Amidst all the current sabre rattling on the Korean peninsula, one report has significantly upped the stakes – the apparent ‘leak’ of a confidential US intelligence report stating that the North Korean regime has a nuclear bomb that can be launched on a missile.

Previous reports have cast doubt on the regime’s ability to produce a bomb small enough to be carried on a missile. Now, it seems, there’s a secret US intelligence report that says it may well be able to do just this.

How has this report come to be ‘leaked’? The key paragraphs were read out by a supposedly little-known politician, Doug Lamborn, during a meeting of the House of Representatives Armed Services Committee.
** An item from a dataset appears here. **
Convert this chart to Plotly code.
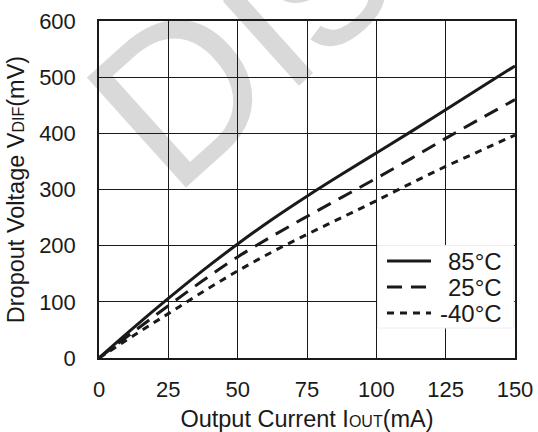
import plotly.graph_objects as go

# Dropout voltage vs. output current at three junction temperatures
current_ma = [0, 12.5, 25, 37.5, 50, 62.5, 75, 87.5, 100, 112.5, 125, 137.5, 150]
vdif_85c = [0, 54, 106, 156, 203, 247, 288, 327, 365, 403, 442, 481, 520]
vdif_25c = [0, 47, 93, 138, 180, 217, 252, 286, 320, 355, 391, 426, 460]
vdif_m40c = [0, 40, 79, 118, 155, 189, 220, 250, 280, 311, 341, 369, 397]

series_names = ["85°C", "25°C", "-40°C"]
series_dash = ["solid", "15px,9px", "7px,6px"]
series_values = [vdif_85c, vdif_25c, vdif_m40c]

x_ticks = [0, 25, 50, 75, 100, 125, 150]
y_ticks = [0, 100, 200, 300, 400, 500, 600]

FONT = "Arial, Liberation Sans, sans-serif"
INK = "#1a1a1a"

fig = go.Figure()
for name, dash, vals in zip(series_names, series_dash, series_values):
    fig.add_trace(go.Scatter(
        x=current_ma, y=vals, mode="lines", name=name,
        line=dict(color=INK, width=3, dash=dash, shape="spline", smoothing=1.0),
        showlegend=False,
    ))

# Geometry of the plotting area (pixels) used for the hand-built legend
W, H = 538, 432
L, R, T, B = 99, 23, 21, 74
pw, ph = W - L - R, H - T - B


def px(xp):
    return (xp - L) / pw


def py(yp):
    return (H - B - yp) / ph


shapes = []
annotations = []

# Faint "Dis" stamp behind the grid
shapes.append(dict(
    type="rect", xref="paper", yref="paper", layer="below",
    x0=px(224), x1=px(226), y0=py(26), y1=py(24),
    line=dict(width=0), fillcolor="rgba(0,0,0,0)",
    label=dict(text="Dis", textangle=-42, textposition="middle center",
               font=dict(family=FONT, size=215, color="#d9d9d9")),
))

# Legend panel
shapes.append(dict(
    type="rect", xref="paper", yref="paper", layer="above",
    x0=px(377.5), x1=px(513.8), y0=py(328), y1=py(245.5),
    line=dict(color="#eeeeee", width=1), fillcolor="white",
))
legend_rows = [261, 287, 313]
for name, dash, yrow in zip(series_names, series_dash, legend_rows):
    shapes.append(dict(
        type="line", xref="paper", yref="paper", layer="above",
        x0=px(387), x1=px(431), y0=py(yrow), y1=py(yrow),
        line=dict(color=INK, width=3, dash=dash),
    ))
    annotations.append(dict(
        xref="paper", yref="paper", x=px(504), y=py(yrow),
        xanchor="right", yanchor="middle", showarrow=False,
        text=name, font=dict(family=FONT, size=24, color=INK),
    ))

fig.update_layout(
    width=W, height=H,
    margin=dict(l=L, r=R, t=T, b=B, pad=0, autoexpand=False),
    paper_bgcolor="white",
    plot_bgcolor="rgba(0,0,0,0)",
    font=dict(family=FONT, size=22, color=INK),
    shapes=shapes,
    annotations=annotations,
    showlegend=False,
)

fig.update_xaxes(
    range=[0, 150], tickvals=x_ticks, ticktext=[str(v) for v in x_ticks],
    showgrid=True, gridcolor=INK, gridwidth=1.3,
    showline=True, mirror=True, linecolor=INK, linewidth=1.5,
    zeroline=False, ticks="", ticklabelstandoff=11, automargin=False,
    tickfont=dict(family=FONT, size=22, color=INK),
    title=dict(text="Output Current I<span style='font-size:16px'>OUT</span>(mA)",
               font=dict(family=FONT, size=23.5, color=INK), standoff=9),
)
fig.update_yaxes(
    range=[0, 600], tickvals=y_ticks, ticktext=[str(v) for v in y_ticks],
    showgrid=True, gridcolor=INK, gridwidth=1.3,
    showline=True, mirror=True, linecolor=INK, linewidth=1.5,
    zeroline=False, ticks="", ticklabelstandoff=17, automargin=False,
    tickfont=dict(family=FONT, size=22, color=INK),
    title=dict(text="Dropout Voltage V<span style='font-size:16px'>DIF</span>(mV)",
               font=dict(family=FONT, size=23.5, color=INK), standoff=8),
)

fig.write_html("out.html")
You can take your choice of explanation. One is that it’s a genuine leak of a document inadvertently obtained by Mr Lamborn and released by mistake into the public domain. The second, more interesting one – at least from the point of view of how states choose to communicate  –  is that it’s not actually a leak at all but an attempt by the US Government to imply it believes the North Korean weapons programme is more advanced than it really is.

Why would it do that? Simply, to persuade North Korea’s Chinese allies that the bellicose warnings of war emanating from Pyongyang could actually be taken seriously. Iraq-watchers may well recall the dire ’45 minute’ claims made for Saddam Hussein’s arsenal, which were used to justify preparations for war.

In a high-stakes game of poker such as this, there is much to be gained by suggesting to the other side that while you believe they have a very strong hand, yours is stronger – and that you’re prepared to play it.